The request
Find each line with the string "standalone" and report it.

[Start]

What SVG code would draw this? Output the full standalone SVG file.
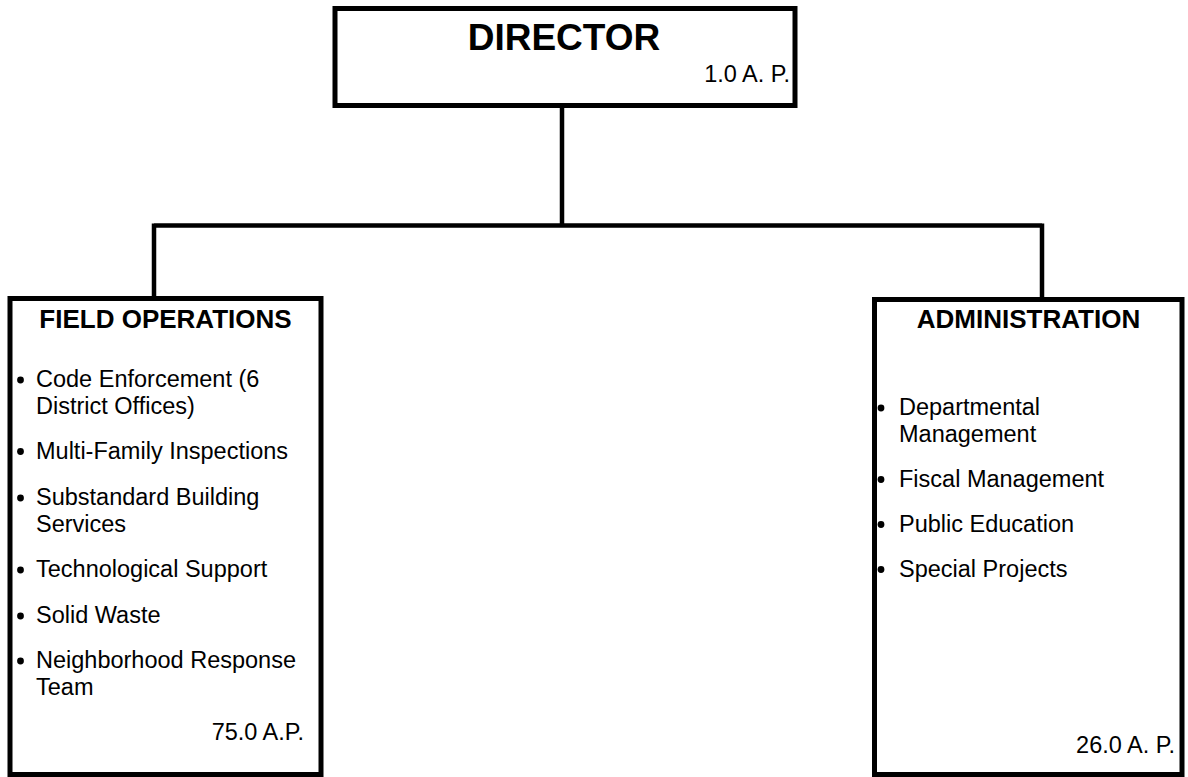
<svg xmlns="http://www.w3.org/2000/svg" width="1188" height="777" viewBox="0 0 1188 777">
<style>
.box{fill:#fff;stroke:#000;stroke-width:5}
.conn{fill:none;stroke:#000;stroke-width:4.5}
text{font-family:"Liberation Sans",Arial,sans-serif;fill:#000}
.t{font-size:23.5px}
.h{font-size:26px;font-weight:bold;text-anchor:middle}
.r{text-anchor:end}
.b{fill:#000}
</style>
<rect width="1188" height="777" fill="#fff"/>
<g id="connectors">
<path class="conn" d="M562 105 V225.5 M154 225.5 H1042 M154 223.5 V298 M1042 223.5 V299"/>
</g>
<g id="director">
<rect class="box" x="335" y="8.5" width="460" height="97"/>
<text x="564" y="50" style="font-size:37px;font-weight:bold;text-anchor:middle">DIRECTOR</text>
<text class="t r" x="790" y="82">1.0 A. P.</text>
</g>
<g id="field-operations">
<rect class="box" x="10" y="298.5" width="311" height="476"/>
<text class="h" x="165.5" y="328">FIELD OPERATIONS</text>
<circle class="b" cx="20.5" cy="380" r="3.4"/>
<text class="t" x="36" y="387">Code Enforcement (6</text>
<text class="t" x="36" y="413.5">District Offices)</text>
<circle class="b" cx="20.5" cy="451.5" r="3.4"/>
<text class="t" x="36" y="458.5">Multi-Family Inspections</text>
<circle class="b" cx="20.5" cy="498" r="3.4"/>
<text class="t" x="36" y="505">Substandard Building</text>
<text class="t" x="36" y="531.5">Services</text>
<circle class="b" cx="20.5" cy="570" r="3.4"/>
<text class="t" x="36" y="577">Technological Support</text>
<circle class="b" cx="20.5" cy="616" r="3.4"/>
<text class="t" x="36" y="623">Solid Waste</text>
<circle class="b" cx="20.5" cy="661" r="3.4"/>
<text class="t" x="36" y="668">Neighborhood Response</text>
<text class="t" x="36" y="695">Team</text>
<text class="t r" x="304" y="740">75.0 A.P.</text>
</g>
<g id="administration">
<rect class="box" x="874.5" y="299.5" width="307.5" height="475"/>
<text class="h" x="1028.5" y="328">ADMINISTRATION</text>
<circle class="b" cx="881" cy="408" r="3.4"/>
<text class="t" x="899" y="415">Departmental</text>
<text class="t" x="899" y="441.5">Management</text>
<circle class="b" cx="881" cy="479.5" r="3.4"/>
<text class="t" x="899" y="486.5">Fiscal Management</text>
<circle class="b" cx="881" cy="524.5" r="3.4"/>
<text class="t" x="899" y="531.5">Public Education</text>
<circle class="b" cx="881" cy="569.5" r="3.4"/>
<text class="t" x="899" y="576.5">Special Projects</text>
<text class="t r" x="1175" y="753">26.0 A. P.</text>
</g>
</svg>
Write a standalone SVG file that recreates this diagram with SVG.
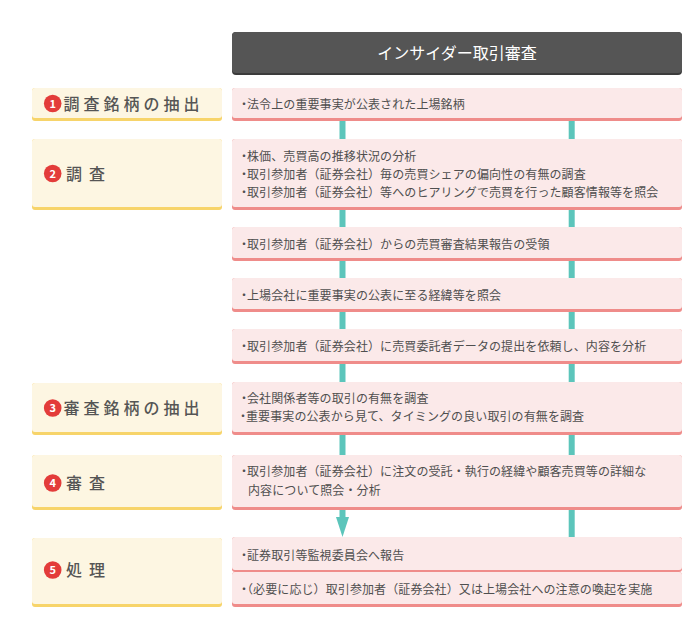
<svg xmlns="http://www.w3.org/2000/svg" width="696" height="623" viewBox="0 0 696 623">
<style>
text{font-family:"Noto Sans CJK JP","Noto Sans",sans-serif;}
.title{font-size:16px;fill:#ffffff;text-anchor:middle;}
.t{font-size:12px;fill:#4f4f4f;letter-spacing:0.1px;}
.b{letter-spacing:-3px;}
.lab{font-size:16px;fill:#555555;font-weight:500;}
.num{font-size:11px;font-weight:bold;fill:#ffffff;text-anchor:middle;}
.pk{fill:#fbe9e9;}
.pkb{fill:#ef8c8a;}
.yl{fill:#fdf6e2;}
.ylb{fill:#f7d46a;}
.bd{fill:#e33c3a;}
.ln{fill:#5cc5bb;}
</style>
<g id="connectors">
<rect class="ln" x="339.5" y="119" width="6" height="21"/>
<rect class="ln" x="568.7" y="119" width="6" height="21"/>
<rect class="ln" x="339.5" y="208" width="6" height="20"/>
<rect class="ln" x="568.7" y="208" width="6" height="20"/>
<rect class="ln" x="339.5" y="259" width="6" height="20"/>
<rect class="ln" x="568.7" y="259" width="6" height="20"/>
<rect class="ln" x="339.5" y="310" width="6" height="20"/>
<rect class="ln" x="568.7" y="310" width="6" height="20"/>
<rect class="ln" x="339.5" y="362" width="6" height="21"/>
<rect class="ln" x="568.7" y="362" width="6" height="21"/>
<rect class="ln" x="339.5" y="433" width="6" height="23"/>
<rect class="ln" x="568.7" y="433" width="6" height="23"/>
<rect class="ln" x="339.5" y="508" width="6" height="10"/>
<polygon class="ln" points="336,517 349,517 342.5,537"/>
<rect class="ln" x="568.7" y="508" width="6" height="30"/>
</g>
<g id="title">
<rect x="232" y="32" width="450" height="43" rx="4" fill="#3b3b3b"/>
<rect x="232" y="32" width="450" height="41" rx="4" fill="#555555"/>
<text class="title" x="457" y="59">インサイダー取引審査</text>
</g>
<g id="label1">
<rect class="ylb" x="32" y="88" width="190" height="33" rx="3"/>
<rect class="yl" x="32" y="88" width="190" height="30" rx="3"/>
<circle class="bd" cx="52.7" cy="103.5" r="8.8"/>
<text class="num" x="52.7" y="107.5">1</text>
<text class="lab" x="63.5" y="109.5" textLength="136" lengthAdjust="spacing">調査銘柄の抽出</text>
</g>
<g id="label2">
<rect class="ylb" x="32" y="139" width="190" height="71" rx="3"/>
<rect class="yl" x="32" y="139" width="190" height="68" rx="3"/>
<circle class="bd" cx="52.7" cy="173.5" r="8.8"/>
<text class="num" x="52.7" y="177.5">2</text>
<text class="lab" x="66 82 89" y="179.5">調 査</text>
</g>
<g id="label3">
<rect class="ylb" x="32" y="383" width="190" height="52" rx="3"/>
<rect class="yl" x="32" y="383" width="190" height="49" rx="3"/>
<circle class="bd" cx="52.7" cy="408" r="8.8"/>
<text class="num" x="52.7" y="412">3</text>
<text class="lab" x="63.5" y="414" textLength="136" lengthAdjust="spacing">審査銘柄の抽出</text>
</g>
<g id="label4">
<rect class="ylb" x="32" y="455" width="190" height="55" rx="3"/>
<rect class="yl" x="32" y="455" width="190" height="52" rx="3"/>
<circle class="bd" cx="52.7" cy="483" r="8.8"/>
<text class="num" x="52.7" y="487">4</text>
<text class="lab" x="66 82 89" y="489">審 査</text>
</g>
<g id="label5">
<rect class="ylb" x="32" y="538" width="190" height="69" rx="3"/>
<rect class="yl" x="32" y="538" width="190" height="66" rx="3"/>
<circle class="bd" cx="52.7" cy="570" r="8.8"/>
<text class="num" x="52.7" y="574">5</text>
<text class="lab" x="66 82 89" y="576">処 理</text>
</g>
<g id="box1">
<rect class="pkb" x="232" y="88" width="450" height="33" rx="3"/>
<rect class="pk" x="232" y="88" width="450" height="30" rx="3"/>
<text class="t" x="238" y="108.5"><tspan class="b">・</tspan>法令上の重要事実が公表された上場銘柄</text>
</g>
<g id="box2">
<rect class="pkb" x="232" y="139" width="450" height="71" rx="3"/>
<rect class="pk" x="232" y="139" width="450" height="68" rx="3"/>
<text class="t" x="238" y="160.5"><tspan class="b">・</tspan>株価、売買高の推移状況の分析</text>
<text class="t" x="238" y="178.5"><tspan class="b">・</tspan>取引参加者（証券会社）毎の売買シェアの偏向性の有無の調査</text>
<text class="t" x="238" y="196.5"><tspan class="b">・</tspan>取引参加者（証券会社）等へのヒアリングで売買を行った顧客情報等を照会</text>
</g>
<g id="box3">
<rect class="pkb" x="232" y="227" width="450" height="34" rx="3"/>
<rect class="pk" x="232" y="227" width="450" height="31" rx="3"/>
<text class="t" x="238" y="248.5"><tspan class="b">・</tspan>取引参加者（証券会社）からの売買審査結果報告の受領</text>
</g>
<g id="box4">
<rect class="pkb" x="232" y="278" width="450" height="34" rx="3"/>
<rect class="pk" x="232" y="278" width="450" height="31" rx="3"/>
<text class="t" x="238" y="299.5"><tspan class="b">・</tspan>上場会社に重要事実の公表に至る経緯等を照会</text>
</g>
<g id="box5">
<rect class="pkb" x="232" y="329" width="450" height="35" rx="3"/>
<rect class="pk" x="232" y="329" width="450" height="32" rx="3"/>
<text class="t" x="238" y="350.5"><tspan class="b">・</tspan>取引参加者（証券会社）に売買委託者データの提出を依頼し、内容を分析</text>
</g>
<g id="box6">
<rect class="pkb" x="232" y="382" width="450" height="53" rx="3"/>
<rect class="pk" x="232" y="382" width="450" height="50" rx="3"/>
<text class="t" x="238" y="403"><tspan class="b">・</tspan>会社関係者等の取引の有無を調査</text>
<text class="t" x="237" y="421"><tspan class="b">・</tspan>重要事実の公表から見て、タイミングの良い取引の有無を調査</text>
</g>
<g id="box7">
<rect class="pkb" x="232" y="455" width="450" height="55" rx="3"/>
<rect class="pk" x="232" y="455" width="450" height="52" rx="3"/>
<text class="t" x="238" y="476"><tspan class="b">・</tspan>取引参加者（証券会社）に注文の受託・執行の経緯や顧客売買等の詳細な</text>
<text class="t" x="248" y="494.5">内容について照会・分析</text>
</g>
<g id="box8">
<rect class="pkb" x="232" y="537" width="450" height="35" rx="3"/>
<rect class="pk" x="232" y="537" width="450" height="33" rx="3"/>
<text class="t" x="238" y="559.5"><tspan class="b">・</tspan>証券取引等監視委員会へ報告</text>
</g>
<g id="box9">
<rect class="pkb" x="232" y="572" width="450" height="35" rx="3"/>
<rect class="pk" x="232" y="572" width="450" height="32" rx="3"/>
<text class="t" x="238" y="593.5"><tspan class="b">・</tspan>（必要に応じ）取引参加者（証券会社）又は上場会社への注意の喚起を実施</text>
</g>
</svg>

[End]

Written answer
What SVG code would draw this? Output the full standalone SVG file.
Write a standalone SVG file that recreates this diagram with SVG.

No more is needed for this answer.